Sal Risalvato's day has been a nightmare, he said.

All day, he's been hearing from people — mostly media — wanting to know if New Jersey's going to experience the extreme gas shortages it did after superstorm Sandy, should Hurricane Joaquin wallop the state.

And the answer, according to the head of the New Jersey Gasoline, C-Store, Automotive Association?

Don't count on it.

Thursday afternoon, Risalvato had just watched Gov. Chris Christie say he doesn't expect major gasoline supply problems during a press conference on Joaquin preparedness.

"I'm glad he's as confident," said Risalvato, whose association represents about 1,000 of the roughly 2,300 gas stations in the state.

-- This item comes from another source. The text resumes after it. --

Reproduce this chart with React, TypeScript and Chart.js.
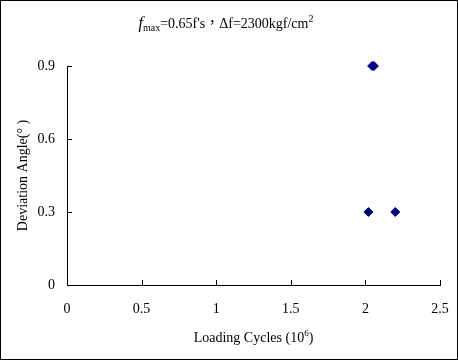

Two major problems plagued New Jersey drivers in the aftermath of Sandy. 1) Gas stations throughout the state were left without power, right along with other businesses and residents. 2) Gas station transport and distribution was disrupted as roads closed and refineries suffered damage.

Risalvato's worried about both.

After Sandy, the federal government made available about $7 million for New Jersey gas stations to buy generators to keep their pumps going in another majorly disruptive storm.

But Risalvato said that money doesn't go as far as it sounds. He estimated it costs about $100,000 to get the generators in — and grants were capped at $65,000.

"These small business owners have to make the decision to lay out a significant amount of money that they're probably not going to get back," he said.

He estimated about 50 gas stations had applied for the program. He guessed about half of those had generators in place.

But there's one bit of good news — he said about another 100 or so gas stations have become equipped since Sandy to use portable generators if need be.

It's damage to refineries that particularly worries Risalvato.

"Quite frankly, we could have a nuclear power plant behind every gas station for power, and it wouldn't make a difference," he said. "My concern is getting the gasoline in the tanker trucks."

Current forecasts suggest that won't be a strong problem. It's still unclear whether New Jersey will take a direct hit from Joaquin, but meteorologist Dan Zarrow expects the worst of the storm to be felt in south Jersey coastal areas.

Risalvato said some steps have been taken since Sandy among his organization to be better prepared. In particular, his group has built a more thorough database to reach its members by phone or other means for emergency communications.

"I guess it falls under the rule that if we make all of these preparations, the storm won't hit us," he said.